» WHAT YOU NEED TO DO
Your task is to retype, word for word, the lines from the start of the data through the line holding "const xTicks = [5,10,15,20,25,30];". Do not include the pictures.

─── GIVEN DATA

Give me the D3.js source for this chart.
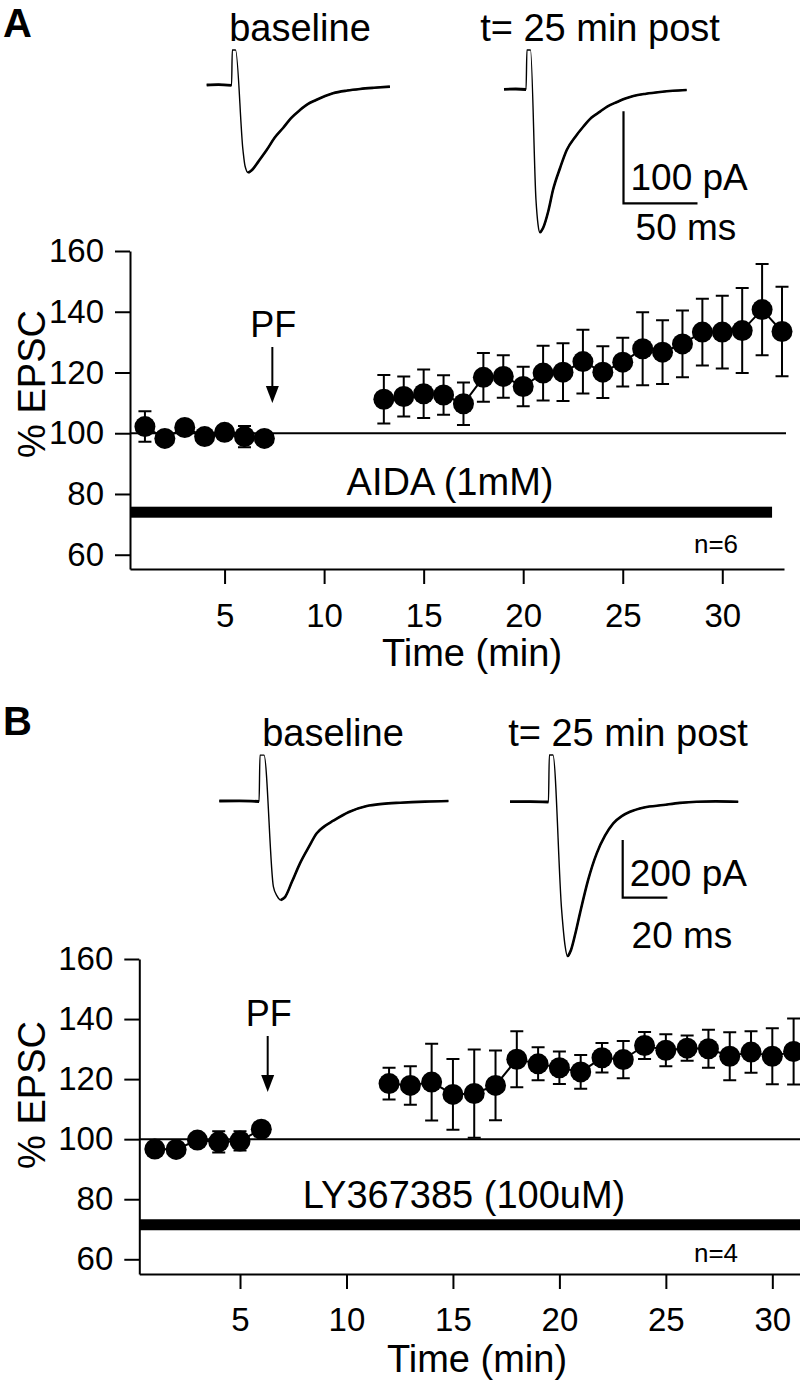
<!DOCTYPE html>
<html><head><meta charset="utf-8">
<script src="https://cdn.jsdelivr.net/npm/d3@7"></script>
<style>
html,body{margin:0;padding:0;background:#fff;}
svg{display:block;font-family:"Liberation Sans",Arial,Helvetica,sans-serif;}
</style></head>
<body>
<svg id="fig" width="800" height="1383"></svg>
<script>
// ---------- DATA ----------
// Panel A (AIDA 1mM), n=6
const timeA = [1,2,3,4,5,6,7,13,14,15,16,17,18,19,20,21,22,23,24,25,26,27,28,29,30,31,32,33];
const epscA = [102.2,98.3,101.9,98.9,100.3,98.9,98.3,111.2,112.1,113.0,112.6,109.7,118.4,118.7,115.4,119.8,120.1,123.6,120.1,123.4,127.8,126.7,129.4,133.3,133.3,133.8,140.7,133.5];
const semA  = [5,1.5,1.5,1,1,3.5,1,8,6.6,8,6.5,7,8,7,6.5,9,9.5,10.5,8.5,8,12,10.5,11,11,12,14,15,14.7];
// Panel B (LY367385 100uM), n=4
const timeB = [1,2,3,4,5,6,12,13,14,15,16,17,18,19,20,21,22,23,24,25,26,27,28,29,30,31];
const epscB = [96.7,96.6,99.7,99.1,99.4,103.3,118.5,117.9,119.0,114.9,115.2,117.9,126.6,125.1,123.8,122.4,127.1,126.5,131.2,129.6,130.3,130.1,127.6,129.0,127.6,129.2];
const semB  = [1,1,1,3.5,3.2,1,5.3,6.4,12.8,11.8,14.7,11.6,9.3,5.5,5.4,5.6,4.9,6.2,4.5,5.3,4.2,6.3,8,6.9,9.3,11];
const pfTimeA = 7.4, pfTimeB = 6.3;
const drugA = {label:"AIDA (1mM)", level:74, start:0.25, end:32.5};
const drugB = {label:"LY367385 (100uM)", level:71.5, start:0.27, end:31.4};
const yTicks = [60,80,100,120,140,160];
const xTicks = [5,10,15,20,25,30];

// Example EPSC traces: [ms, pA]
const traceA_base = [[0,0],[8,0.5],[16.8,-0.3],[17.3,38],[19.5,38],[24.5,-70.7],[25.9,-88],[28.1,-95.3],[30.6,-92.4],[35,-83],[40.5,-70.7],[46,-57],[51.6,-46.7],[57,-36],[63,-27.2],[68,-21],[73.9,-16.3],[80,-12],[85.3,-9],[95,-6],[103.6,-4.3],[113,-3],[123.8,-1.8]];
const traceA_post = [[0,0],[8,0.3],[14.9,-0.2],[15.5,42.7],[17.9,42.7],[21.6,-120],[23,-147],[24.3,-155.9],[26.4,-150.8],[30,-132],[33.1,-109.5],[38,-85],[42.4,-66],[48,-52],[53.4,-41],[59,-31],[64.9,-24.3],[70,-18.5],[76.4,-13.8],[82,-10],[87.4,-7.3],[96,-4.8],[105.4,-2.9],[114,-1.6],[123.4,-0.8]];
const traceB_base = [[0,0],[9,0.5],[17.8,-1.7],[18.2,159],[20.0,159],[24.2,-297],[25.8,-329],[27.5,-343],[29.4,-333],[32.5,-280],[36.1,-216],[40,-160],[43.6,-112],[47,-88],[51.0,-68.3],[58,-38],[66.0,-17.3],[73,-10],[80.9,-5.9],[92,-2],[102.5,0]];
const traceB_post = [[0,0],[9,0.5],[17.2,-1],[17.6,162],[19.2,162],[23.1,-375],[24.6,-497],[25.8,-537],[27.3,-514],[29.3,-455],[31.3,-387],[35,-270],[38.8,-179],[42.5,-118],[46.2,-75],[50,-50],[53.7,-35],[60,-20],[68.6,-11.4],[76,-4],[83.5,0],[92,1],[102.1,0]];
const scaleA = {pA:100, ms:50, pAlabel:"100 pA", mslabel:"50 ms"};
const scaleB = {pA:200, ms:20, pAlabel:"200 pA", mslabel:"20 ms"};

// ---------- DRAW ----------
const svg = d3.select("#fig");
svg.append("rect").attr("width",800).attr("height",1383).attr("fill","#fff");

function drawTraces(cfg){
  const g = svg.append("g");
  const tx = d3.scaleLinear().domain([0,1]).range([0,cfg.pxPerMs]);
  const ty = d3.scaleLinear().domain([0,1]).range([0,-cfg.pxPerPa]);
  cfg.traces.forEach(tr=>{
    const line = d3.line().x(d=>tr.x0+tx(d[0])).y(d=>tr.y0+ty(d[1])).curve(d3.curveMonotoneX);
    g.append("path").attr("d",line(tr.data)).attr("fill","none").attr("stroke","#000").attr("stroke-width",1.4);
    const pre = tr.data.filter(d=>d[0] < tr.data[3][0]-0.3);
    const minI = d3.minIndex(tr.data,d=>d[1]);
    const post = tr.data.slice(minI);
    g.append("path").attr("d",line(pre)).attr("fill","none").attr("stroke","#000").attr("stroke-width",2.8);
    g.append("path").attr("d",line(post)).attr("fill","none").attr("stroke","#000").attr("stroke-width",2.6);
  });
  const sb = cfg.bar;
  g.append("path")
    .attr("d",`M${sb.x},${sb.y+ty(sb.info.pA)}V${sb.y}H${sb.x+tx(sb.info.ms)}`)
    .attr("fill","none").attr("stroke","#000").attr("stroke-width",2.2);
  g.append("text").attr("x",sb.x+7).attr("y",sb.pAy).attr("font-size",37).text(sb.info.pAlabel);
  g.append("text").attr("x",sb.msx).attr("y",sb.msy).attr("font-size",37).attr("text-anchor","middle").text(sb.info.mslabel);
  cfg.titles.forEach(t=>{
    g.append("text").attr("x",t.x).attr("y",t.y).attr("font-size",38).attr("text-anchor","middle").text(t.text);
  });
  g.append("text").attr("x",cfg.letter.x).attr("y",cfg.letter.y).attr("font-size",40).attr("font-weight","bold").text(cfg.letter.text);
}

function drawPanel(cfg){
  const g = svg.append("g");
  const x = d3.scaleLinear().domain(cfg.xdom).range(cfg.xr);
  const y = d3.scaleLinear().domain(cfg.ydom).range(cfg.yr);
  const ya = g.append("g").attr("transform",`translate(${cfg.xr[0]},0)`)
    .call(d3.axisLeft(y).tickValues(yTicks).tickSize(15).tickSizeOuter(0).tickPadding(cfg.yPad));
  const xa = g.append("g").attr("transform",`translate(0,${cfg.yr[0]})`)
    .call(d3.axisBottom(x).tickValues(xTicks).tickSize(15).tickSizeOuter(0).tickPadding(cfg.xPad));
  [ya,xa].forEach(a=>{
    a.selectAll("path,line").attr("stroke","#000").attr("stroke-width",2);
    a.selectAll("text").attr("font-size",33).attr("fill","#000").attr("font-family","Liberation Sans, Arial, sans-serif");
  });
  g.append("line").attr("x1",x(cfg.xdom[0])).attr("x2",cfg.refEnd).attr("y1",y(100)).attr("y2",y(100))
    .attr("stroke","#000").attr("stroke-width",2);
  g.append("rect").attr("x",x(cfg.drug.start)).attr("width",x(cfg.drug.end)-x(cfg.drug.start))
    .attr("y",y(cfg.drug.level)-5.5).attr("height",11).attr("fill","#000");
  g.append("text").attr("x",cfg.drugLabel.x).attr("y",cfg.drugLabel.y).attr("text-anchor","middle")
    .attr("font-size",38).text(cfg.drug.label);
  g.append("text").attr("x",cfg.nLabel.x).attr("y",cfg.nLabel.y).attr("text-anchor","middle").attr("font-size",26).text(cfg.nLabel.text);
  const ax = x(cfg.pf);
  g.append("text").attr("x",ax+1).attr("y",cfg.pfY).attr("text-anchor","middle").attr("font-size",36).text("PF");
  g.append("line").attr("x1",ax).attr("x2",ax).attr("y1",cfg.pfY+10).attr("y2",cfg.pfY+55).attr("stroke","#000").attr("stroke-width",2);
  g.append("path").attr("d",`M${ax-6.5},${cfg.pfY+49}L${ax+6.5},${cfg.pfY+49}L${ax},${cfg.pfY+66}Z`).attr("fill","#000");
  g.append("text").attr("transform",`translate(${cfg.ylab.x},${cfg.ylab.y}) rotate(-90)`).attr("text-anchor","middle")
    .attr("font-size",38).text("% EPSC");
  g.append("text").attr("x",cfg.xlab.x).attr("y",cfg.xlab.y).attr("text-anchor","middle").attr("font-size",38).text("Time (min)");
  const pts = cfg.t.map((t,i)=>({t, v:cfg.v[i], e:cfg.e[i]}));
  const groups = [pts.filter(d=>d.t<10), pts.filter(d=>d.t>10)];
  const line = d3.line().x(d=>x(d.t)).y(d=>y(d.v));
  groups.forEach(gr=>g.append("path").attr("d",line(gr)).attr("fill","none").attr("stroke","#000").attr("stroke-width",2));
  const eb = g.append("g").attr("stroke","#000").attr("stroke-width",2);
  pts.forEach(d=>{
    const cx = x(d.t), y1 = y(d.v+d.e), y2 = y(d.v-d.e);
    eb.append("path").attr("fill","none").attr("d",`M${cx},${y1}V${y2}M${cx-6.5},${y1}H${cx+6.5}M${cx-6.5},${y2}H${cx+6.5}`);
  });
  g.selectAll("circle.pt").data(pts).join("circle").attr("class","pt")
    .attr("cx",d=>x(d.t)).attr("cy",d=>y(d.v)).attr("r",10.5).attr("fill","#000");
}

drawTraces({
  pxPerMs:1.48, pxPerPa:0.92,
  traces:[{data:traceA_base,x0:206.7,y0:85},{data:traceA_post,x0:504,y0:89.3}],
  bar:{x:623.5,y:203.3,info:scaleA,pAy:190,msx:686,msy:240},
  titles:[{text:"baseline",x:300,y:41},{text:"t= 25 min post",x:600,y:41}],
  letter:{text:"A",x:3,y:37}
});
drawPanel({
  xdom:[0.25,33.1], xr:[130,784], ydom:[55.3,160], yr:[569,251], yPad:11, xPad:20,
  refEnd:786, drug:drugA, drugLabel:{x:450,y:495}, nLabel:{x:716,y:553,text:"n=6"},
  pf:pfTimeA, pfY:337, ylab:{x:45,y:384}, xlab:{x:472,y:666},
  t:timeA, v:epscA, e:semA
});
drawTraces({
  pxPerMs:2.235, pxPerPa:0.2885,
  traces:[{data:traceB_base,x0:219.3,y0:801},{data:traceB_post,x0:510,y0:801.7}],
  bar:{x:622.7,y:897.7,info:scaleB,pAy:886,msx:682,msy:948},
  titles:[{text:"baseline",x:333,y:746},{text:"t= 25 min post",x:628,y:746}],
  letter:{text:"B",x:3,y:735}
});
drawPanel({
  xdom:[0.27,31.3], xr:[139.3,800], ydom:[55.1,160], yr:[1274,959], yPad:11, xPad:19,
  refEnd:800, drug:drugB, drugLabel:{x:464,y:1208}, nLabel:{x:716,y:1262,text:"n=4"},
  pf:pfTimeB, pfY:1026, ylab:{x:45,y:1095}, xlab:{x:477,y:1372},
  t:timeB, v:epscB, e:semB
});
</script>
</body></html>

──────

» ANSWER IN FULL
Give me the D3.js source for this chart.
<!DOCTYPE html>
<html><head><meta charset="utf-8">
<script src="https://cdn.jsdelivr.net/npm/d3@7"></script>
<style>
html,body{margin:0;padding:0;background:#fff;}
svg{display:block;font-family:"Liberation Sans",Arial,Helvetica,sans-serif;}
</style></head>
<body>
<svg id="fig" width="800" height="1383"></svg>
<script>
// ---------- DATA ----------
// Panel A (AIDA 1mM), n=6
const timeA = [1,2,3,4,5,6,7,13,14,15,16,17,18,19,20,21,22,23,24,25,26,27,28,29,30,31,32,33];
const epscA = [102.2,98.3,101.9,98.9,100.3,98.9,98.3,111.2,112.1,113.0,112.6,109.7,118.4,118.7,115.4,119.8,120.1,123.6,120.1,123.4,127.8,126.7,129.4,133.3,133.3,133.8,140.7,133.5];
const semA  = [5,1.5,1.5,1,1,3.5,1,8,6.6,8,6.5,7,8,7,6.5,9,9.5,10.5,8.5,8,12,10.5,11,11,12,14,15,14.7];
// Panel B (LY367385 100uM), n=4
const timeB = [1,2,3,4,5,6,12,13,14,15,16,17,18,19,20,21,22,23,24,25,26,27,28,29,30,31];
const epscB = [96.7,96.6,99.7,99.1,99.4,103.3,118.5,117.9,119.0,114.9,115.2,117.9,126.6,125.1,123.8,122.4,127.1,126.5,131.2,129.6,130.3,130.1,127.6,129.0,127.6,129.2];
const semB  = [1,1,1,3.5,3.2,1,5.3,6.4,12.8,11.8,14.7,11.6,9.3,5.5,5.4,5.6,4.9,6.2,4.5,5.3,4.2,6.3,8,6.9,9.3,11];
const pfTimeA = 7.4, pfTimeB = 6.3;
const drugA = {label:"AIDA (1mM)", level:74, start:0.25, end:32.5};
const drugB = {label:"LY367385 (100uM)", level:71.5, start:0.27, end:31.4};
const yTicks = [60,80,100,120,140,160];
const xTicks = [5,10,15,20,25,30];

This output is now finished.